The SEC on June 7, 2022, said that it charged software company Synchronoss Technologies, Inc., for improper accounting of revenues from at least 2013 through 2017.
Without admitting or denying the SEC’s findings, Synchronoss agreed to pay a civil penalty of $12.5 million to settle the charges.
The commission’s enforcement action relates to the company’s July 2018 announcement of restated audited financial statements for fiscal years 2015 and 2016 and selected financial data for fiscal years 2013 and 2014 totaling about $190 million in cumulative revenues.
The company acknowledged that numerous transactions were improperly booked, leading it to file materially misleading financial statements. The company also said it had “pervasive material weaknesses” in its internal controls over financial reporting (ICFR).
Synchronoss, based in Bridgewater, New Jersey, primarily makes software for telecommunications companies.
In a statement, President and CEO Jeff Miller said that Synchronoss is pleased to settle the legacy matter and looks forward to focus on its growth.
“This matter relates to historical transactions that the Company restated almost four years ago, and Synchronoss believes that reaching this resolution now is the right outcome for our shareholders, customers and key stakeholders,” he added.
The SEC did not charge founder and former CEO Stephen Waldis, but he agreed to reimburse the company for more than $1.3 million in profits made through stock sales and bonuses. He will also give back previously granted shares of the company under the clawback Section 304 of the Sarbanes-Oxley Act of 2002. His attorney had no comment.
But seven senior employees, including former CFO Karen Rosenberger and former controller Joanna Lanni, were charged in the accounting misconduct.
The SEC said Rosenberger allegedly “sought to cover up” the misconduct “by lying” to the external auditor, by falsifying the company’s books and records, and by failing to maintain and circumventing the company’s accounting controls, according to a complaint filed in federal district court in Manhattan.
In the complaint, the SEC accused Lanni of alleged improper revenue recognition, circumvention of company’s accounting controls in connection with one of five transactions by providing a misleading memo to the auditor regarding the transaction.
The commission is seeking jury trial against the former CFO and controller.

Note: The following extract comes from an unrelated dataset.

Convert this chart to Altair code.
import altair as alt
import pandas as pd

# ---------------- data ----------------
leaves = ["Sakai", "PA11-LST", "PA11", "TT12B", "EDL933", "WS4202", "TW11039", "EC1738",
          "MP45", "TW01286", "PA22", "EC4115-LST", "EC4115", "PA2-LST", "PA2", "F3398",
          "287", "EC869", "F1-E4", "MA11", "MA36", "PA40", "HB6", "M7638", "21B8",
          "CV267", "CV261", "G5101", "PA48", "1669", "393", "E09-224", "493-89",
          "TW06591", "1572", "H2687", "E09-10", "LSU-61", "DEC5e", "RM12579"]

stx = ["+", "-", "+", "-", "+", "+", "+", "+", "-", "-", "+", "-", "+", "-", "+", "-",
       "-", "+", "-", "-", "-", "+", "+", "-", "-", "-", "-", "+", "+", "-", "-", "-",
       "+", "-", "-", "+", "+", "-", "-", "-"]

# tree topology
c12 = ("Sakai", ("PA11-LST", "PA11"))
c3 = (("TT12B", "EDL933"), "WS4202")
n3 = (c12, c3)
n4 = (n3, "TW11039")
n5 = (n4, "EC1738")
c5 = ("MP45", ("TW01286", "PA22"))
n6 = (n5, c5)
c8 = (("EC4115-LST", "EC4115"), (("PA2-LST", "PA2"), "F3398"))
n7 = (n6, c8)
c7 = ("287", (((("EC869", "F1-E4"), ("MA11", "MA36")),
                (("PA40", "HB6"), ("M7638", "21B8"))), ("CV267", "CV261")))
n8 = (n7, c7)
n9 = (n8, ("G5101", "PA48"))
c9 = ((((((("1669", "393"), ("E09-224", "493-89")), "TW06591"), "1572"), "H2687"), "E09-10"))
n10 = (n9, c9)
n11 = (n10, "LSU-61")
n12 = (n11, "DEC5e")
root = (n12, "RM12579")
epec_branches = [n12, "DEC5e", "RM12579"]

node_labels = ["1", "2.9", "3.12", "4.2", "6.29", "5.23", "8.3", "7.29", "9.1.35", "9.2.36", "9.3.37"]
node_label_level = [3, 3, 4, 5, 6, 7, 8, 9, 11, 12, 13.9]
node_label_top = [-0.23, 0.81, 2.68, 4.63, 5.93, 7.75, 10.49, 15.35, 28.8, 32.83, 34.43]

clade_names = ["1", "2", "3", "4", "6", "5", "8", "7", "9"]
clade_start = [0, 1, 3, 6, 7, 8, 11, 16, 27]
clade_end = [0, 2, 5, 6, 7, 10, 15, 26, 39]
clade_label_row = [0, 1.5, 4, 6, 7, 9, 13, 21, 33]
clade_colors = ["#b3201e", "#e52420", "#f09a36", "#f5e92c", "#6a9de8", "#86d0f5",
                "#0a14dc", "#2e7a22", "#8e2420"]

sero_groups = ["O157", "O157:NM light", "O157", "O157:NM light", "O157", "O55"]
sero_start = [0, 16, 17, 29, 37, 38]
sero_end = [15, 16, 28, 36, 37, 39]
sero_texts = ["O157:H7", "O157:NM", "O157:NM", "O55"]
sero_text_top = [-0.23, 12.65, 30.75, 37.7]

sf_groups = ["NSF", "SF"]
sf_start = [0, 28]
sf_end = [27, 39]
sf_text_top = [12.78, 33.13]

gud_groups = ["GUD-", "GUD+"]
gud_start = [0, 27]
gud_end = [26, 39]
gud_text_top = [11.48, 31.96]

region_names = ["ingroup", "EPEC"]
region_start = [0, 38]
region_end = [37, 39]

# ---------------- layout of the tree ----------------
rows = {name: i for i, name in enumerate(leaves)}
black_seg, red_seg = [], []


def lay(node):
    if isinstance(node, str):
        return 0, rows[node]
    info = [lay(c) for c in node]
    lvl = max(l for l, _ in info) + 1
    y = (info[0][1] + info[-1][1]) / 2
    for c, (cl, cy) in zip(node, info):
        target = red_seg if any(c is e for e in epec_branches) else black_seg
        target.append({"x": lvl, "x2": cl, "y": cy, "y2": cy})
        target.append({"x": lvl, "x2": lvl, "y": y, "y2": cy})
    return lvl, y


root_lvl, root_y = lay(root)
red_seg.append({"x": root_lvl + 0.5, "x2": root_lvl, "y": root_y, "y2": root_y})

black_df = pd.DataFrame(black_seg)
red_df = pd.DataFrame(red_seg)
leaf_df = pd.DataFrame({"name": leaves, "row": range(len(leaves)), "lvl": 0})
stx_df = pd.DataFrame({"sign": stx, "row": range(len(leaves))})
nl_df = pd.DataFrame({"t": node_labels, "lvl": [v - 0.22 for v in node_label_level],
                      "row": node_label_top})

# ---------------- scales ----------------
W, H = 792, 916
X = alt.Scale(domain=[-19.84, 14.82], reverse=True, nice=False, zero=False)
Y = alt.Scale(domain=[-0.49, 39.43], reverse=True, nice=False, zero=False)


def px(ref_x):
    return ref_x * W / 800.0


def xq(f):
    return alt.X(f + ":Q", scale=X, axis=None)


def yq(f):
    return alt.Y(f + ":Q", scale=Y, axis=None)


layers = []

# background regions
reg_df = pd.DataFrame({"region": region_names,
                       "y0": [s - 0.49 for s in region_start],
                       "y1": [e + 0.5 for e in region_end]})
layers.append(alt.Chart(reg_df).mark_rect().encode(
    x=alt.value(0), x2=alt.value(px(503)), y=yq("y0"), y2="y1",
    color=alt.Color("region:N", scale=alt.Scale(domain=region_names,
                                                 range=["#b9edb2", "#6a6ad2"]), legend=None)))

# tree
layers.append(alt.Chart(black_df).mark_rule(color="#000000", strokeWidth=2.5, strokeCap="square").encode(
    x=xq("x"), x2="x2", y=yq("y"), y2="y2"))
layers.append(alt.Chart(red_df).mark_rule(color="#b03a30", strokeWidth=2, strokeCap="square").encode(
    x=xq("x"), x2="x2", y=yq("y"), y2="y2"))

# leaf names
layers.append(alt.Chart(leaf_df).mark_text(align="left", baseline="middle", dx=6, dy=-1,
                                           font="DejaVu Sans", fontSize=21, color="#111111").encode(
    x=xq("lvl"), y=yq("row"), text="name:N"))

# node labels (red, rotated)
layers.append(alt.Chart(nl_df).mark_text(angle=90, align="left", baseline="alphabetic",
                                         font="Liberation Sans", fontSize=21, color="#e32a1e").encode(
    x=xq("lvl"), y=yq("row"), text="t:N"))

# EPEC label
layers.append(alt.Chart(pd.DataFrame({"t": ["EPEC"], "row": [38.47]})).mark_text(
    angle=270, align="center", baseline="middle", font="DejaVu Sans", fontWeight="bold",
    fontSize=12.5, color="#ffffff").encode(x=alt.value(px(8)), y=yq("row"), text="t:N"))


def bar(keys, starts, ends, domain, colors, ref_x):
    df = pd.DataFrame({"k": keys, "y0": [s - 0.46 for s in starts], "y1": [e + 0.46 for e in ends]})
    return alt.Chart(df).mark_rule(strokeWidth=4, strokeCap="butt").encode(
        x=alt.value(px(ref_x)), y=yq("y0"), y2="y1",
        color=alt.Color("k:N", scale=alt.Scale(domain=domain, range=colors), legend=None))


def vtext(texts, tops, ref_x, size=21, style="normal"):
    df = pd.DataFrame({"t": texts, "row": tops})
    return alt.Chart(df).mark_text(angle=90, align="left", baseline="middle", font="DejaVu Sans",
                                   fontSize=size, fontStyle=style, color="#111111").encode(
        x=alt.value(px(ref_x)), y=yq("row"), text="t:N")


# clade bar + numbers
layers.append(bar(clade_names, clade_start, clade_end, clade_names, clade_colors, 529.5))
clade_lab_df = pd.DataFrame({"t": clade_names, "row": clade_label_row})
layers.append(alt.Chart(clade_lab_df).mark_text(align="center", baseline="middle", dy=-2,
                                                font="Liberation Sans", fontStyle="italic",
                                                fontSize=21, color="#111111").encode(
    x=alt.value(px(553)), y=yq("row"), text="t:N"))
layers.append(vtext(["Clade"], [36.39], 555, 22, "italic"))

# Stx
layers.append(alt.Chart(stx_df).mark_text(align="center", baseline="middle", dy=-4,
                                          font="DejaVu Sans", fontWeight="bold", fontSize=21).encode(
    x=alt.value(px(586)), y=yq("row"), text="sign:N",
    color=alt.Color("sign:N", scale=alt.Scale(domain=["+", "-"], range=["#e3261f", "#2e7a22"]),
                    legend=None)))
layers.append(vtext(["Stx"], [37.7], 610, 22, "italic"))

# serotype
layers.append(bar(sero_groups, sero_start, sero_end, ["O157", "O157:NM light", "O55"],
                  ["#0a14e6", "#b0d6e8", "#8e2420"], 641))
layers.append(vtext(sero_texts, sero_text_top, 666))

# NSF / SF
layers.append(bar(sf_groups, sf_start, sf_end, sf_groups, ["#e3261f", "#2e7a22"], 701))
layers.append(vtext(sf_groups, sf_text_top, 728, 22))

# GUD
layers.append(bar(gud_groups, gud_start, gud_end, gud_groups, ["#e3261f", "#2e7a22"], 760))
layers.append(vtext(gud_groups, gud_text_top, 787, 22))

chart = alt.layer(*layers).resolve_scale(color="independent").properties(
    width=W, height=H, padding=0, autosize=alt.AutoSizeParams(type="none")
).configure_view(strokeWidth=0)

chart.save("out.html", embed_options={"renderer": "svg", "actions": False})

Rosenberger’s attorney did not immediately respond to a request for comment.
Lanni’s attorney, Scott B. McBride of Lowenstein Sandler LLP, disputed the SEC’s charges.

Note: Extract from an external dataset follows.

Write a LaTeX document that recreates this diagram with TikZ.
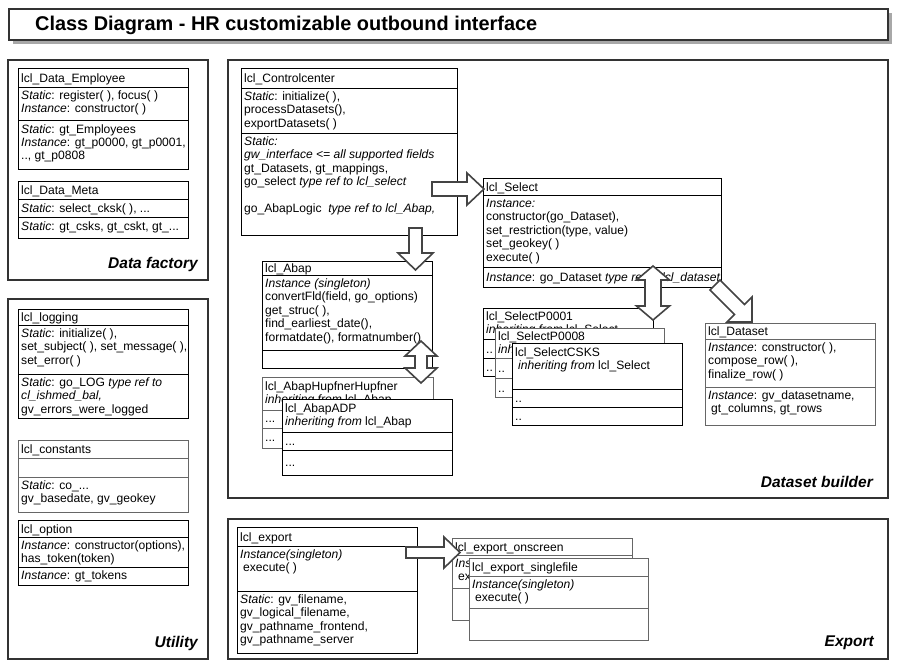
\documentclass[tikz,border=0pt]{standalone}
\usepackage{fontspec}
\setmainfont{Liberation Sans}
\definecolor{panelc}{HTML}{333333}
\definecolor{arrowc}{HTML}{444444}
\definecolor{greyb}{HTML}{666666}
\definecolor{shadowc}{HTML}{A8A8A8}
\newcommand\cf{\fontsize{12.1}{13.4}\selectfont}
\tikzset{
  panel/.style={draw=panelc, line width=2pt},
  cls/.style={draw=black, line width=0.9pt, fill=white},
  clsg/.style={draw=greyb, line width=1pt, fill=white},
  dv/.style={draw=black, line width=0.9pt},
  dvg/.style={draw=greyb, line width=1pt},
  txt/.style={anchor=north west, inner sep=0pt, align=left, font=\cf},
  lab/.style={anchor=base east, inner sep=0pt, font=\fontsize{15.5}{16}\selectfont\bfseries\itshape},
  barrow/.style={draw=arrowc, line width=1.6pt, fill=white, line join=miter},
}
% single block arrow: x y length rotation headlength headhalf shafthalf
\newcommand\sarrow[7]{%
  \draw[barrow, shift={(#1,#2)}, rotate=#4]
    (0,-#7) -- ({#3-#5},-#7) -- ({#3-#5},-#6) -- (#3,0) -- ({#3-#5},#6) -- ({#3-#5},#7) -- (0,#7) -- cycle;}
% double block arrow
\newcommand\darrow[7]{%
  \draw[barrow, shift={(#1,#2)}, rotate=#4]
    (0,0) -- (#5,-#6) -- (#5,-#7) -- ({#3-#5},-#7) -- ({#3-#5},-#6) -- (#3,0)
    -- ({#3-#5},#6) -- ({#3-#5},#7) -- (#5,#7) -- (#5,#6) -- cycle;}
\begin{document}
\begin{tikzpicture}[x=1pt,y=-1pt]
\useasboundingbox (0,0) rectangle (901,669);
\fill[white] (0,0) rectangle (901,669);

% ---------- title ----------
\fill[shadowc] (13,13) rectangle (892,44);
\draw[panel, fill=white] (9,9) rectangle (888,40);
\node[anchor=base west, inner sep=0pt, font=\fontsize{19.9}{21}\selectfont\bfseries] (title) at (35,31) {Class Diagram - HR customizable outbound interface};

% ---------- panels ----------
\draw[panel] (8,60) rectangle (208,280);
\node[lab] (lblDF) at (198,268.5) {Data factory};
\draw[panel] (228,60) rectangle (888,498);
\node[lab] (lblDB) at (873,487.5) {Dataset builder};
\draw[panel] (8,299) rectangle (208,659);
\node[lab] (lblUT) at (198,647.5) {Utility};
\draw[panel] (228,519) rectangle (888,659);
\node[lab] (lblEX) at (874,646.5) {Export};

% ---------- Data factory ----------
\draw[cls] (18.5,68.5) rectangle (188.5,169.5);
\draw[dv] (18.5,87) -- (188.5,87);
\draw[dv] (18.5,120.5) -- (188.5,120.5);
\node[txt] (empT) at (21,72.5) {\strut lcl\_Data\_Employee};
\node[txt] (empA) at (21,90) {\strut\textit{Static}: register( ), focus( )\\\textit{Instance}: constructor( )};
\node[txt] (empB) at (21,123.5) {\strut\textit{Static}: gt\_Employees\\\textit{Instance}: gt\_p0000, gt\_p0001,\\.., gt\_p0808};

\draw[cls] (18.5,181) rectangle (188.5,238);
\draw[dv] (18.5,199) -- (188.5,199);
\draw[dv] (18.5,217) -- (188.5,217);
\node[txt] (metaT) at (21,185) {\strut lcl\_Data\_Meta};
\node[txt] (metaA) at (21,203) {\strut\textit{Static}: select\_cksk( ), ...};
\node[txt] (metaB) at (21,221) {\strut\textit{Static}: gt\_csks, gt\_cskt, gt\_...};

% ---------- Dataset builder ----------
\draw[cls] (241.5,68) rectangle (457.5,235);
\draw[dv] (241.5,88) -- (457.5,88);
\draw[dv] (241.5,133) -- (457.5,133);
\node[txt] (ccT) at (244,73) {\strut lcl\_Controlcenter};
\node[txt] (ccA) at (244,91) {\strut\textit{Static}: initialize( ),\\processDatasets(),\\exportDatasets( )};
\node[txt] (ccB) at (244,136) {\strut\textit{Static:}\\\textit{gw\_interface {<}= all supported fields}\\gt\_Datasets, gt\_mappings,\\go\_select \textit{type ref to lcl\_select}\\\strut\\go\_AbapLogic~~\textit{type ref to lcl\_Abap,}};

\draw[cls] (483,178) rectangle (721,287);
\draw[dv] (483,195) -- (721,195);
\draw[dv] (483,267) -- (721,267);
\node[txt] (selT) at (486,181.5) {\strut lcl\_Select};
\node[txt] (selA) at (486,198) {\strut\textit{Instance:}\\constructor(go\_Dataset),\\set\_restriction(type, value)\\set\_geokey( )\\execute( )};
\node[txt] (selB) at (486,271.5) {\strut\textit{Instance}: go\_Dataset \textit{type ref to lcl\_dataset,}};

\draw[cls] (262,261) rectangle (432,368);
\draw[dv] (262,275) -- (432,275);
\draw[dv] (262,350) -- (432,350);
\node[txt] (abT) at (265,263) {\strut lcl\_Abap};
\node[txt] (abA) at (265,278) {\strut\textit{Instance (singleton)}\\convertFld(field, go\_options)\\get\_struc( ),\\find\_earliest\_date(),\\formatdate(), formatnumber()};

\draw[clsg] (262,377) rectangle (433,448);
\draw[dvg] (262,410) -- (433,410);
\draw[dvg] (262,428) -- (433,428);
\node[txt] (huT) at (265,380.5) {\strut lcl\_AbapHupfnerHupfner\\\textit{inheriting from} lcl\_Abap};
\node[txt] (huA) at (265,413) {\strut ...};
\node[txt] (huB) at (265,432) {\strut ...};

\draw[cls] (282,399) rectangle (452,475);
\draw[dv] (282,432) -- (452,432);
\draw[dv] (282,450) -- (452,450);
\node[txt] (adT) at (285,403) {\strut lcl\_AbapADP\\\textit{inheriting from} lcl\_Abap};
\node[txt] (adA) at (285,436) {\strut ...};
\node[txt] (adB) at (285,457) {\strut ...};

\draw[cls] (483,308) rectangle (653,376);
\draw[dv] (483,339) -- (653,339);
\draw[dv] (483,358) -- (653,358);
\node[txt] (p1T) at (486,311) {\strut lcl\_SelectP0001\\\textit{inheriting from} lcl\_Select};
\node[txt] (p1A) at (486,343.5) {\strut ..};
\node[txt] (p1B) at (486,362) {\strut ..};

\draw[clsg] (495,328) rectangle (664,397);
\draw[dvg] (495,358) -- (664,358);
\draw[dvg] (495,378) -- (664,378);
\node[txt] (p8T) at (498,331) {\strut lcl\_SelectP0008\\\textit{inheriting from} lcl\_Select};
\node[txt] (p8A) at (498,363) {\strut ..};
\node[txt] (p8B) at (498,382.5) {\strut ..};

\draw[cls] (512,343) rectangle (682,425);
\draw[dv] (512,389) -- (682,389);
\draw[dv] (512,407) -- (682,407);
\node[txt] (ckT) at (515,347) {\strut lcl\_SelectCSKS\\\hspace{3pt}\textit{inheriting from} lcl\_Select};
\node[txt] (ckA) at (515,393) {\strut ..};
\node[txt] (ckB) at (515,411) {\strut ..};

\draw[clsg] (705,323) rectangle (875,425);
\draw[dvg] (705,339) -- (875,339);
\draw[dvg] (705,387) -- (875,387);
\node[txt] (dsT) at (708,326) {\strut lcl\_Dataset};
\node[txt] (dsA) at (708,342) {\strut\textit{Instance}: constructor( ),\\compose\_row( ),\\finalize\_row( )};
\node[txt] (dsB) at (708,390) {\strut\textit{Instance}: gv\_datasetname,\\\hspace{3pt}gt\_columns, gt\_rows};

% ---------- Utility ----------
\draw[cls] (18.5,309) rectangle (188.5,418);
\draw[dv] (18.5,325) -- (188.5,325);
\draw[dv] (18.5,374) -- (188.5,374);
\node[txt] (logT) at (21,312) {\strut lcl\_logging};
\node[txt] (logA) at (21,328) {\strut\textit{Static}: initialize( ),\\set\_subject( ), set\_message( ),\\set\_error( )};
\node[txt] (logB) at (21,377) {\strut\textit{Static}: go\_LOG \textit{type ref to}\\\textit{cl\_ishmed\_bal,}\\gv\_errors\_were\_logged};

\draw[clsg] (18.5,440) rectangle (188.5,512);
\draw[dvg] (18.5,458) -- (188.5,458);
\draw[dvg] (18.5,477) -- (188.5,477);
\node[txt] (conT) at (21,444) {\strut lcl\_constants};
\node[txt] (conB) at (21,480) {\strut\textit{Static}: co\_...\\gv\_basedate, gv\_geokey};

\draw[cls] (18.5,520) rectangle (188.5,585);
\draw[dv] (18.5,537) -- (188.5,537);
\draw[dv] (18.5,567) -- (188.5,567);
\node[txt] (optT) at (21,523.5) {\strut lcl\_option};
\node[txt] (optA) at (21,540) {\strut\textit{Instance}: constructor(options),\\has\_token(token)};
\node[txt] (optB) at (21,570) {\strut\textit{Instance}: gt\_tokens};

% ---------- Export ----------
\draw[cls] (237,527) rectangle (417,653);
\draw[dv] (237,546) -- (417,546);
\draw[dv] (237,591) -- (417,591);
\node[txt] (exT) at (240,531.5) {\strut lcl\_export};
\node[txt] (exA) at (240,549) {\strut\textit{Instance(singleton)}\\\hspace{3pt}execute( )};
\node[txt] (exB) at (240,594) {\strut\textit{Static}: gv\_filename,\\gv\_logical\_filename,\\gv\_pathname\_frontend,\\gv\_pathname\_server};

\draw[clsg] (452,538) rectangle (632,620);
\draw[dvg] (452,555) -- (632,555);
\draw[dvg] (452,588) -- (632,588);
\node[txt] (osT) at (455,541.5) {\strut lcl\_export\_onscreen};
\node[txt] (osA) at (455,558) {\strut\textit{Instance(singleton)}\\\hspace{3pt}execute( )};

\draw[clsg] (469,558) rectangle (648,640);
\draw[dvg] (469,576) -- (648,576);
\draw[dvg] (469,608) -- (648,608);
\node[txt] (sfT) at (472,562) {\strut lcl\_export\_singlefile};
\node[txt] (sfA) at (472,579) {\strut\textit{Instance(singleton)}\\\hspace{3pt}execute( )};

% ---------- block arrows ----------
\sarrow{432}{189}{52}{0}{17}{16}{7}          % Controlcenter -> Select
\sarrow{415.5}{228}{42}{-90}{17}{17.5}{6.5}  % Controlcenter -> Abap
\sarrow{715}{285}{52.3}{-45}{17.7}{17.7}{7}  % Select -> Dataset
\sarrow{406}{552.5}{54}{0}{16}{15.5}{5.5}    % export -> onscreen
\darrow{653}{266}{54}{-90}{14}{16.5}{8}      % Select <-> P0001
\darrow{421}{341}{42}{-90}{15}{16}{6}        % Abap <-> Hupfner
\end{tikzpicture}
\end{document}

“The SEC has determined to try and wreck Ms. Lanni’s livelihood on what amounts to a theory of strict liability based solely on her job title,” he said. “The Commission has charged her simply for signing off on a single accounting memorandum. That memo was drafted, analyzed, and/or approved by multiple accounting professionals, including a team of independent, outside auditors from a Big Four accounting firm. None of those professionals had access to less information than did Ms. Lanni, and Ms. Lanni hid nothing from any of them, as the charges reflect. She is tremendously disheartened by the misguided charges, but looks forward to demonstrating in court that she did absolutely nothing wrong.”
Separately, in September 2021, the Public Company Accounting Oversight Board (PCAOB) fined two CPAs from Ernst & Young LLP in connection with their audit work for Synchronoss.
The SEC said that the restatement is largely on three categories of transactions:
- lack of persuasive evidence of an arrangement for transactions;
- acquisitions and divestitures in which company recognized revenue on license agreements instead of combining those purported amounts with the purchase or sales prices; and
- license and hosting transactions in which company converted prior multi-term software-as-a-service (SaaS) agreements into perpetual license agreements, and improperly recognized the revenue upfront instead of recognizing it ratably over the term of the arrangements.
“Investors are entitled to rely on financial statements that are free of accounting improprieties, and when an issuer and its executives and employees engage in accounting gimmicks, we will use every available tool, including significant corporate penalties and individual accountability, to address such misconduct,” SEC Enforcement Director Gurbir Grewal said in a statement. “Today’s action should also put public company executives on notice that even when they are not charged with having a role in the misconduct at issue, we will still pursue clawbacks of compensation under SOX 304 to ensure they do not financially benefit from their company’s improper accounting.”
Former general counsel Ronald Prague was fined a penalty of $25,000. He cannot practice before the SEC as an attorney for 18 months. His lawyer did not immediately respond to a request for comment.
Others who also agreed to settle are:
- Clayton “Charlie” Thomas, who was senior vice president of analytics, was fined $90,000. His attorney did not immediately respond to a request for comment.
- Marc Bandini, who was a senior salesperson, was fined $75,000. His attorney had no comment.
- Daniel Ives, who was executive vice president of investor relations, was fined $15,000. His attorney did not immediately respond to a request for comment.
- John Murdock, currently still with the company, was senior director of procurement and business operations during the relevant company. He was also fined $15,000. His attorney did not immediately respond to a request for comment.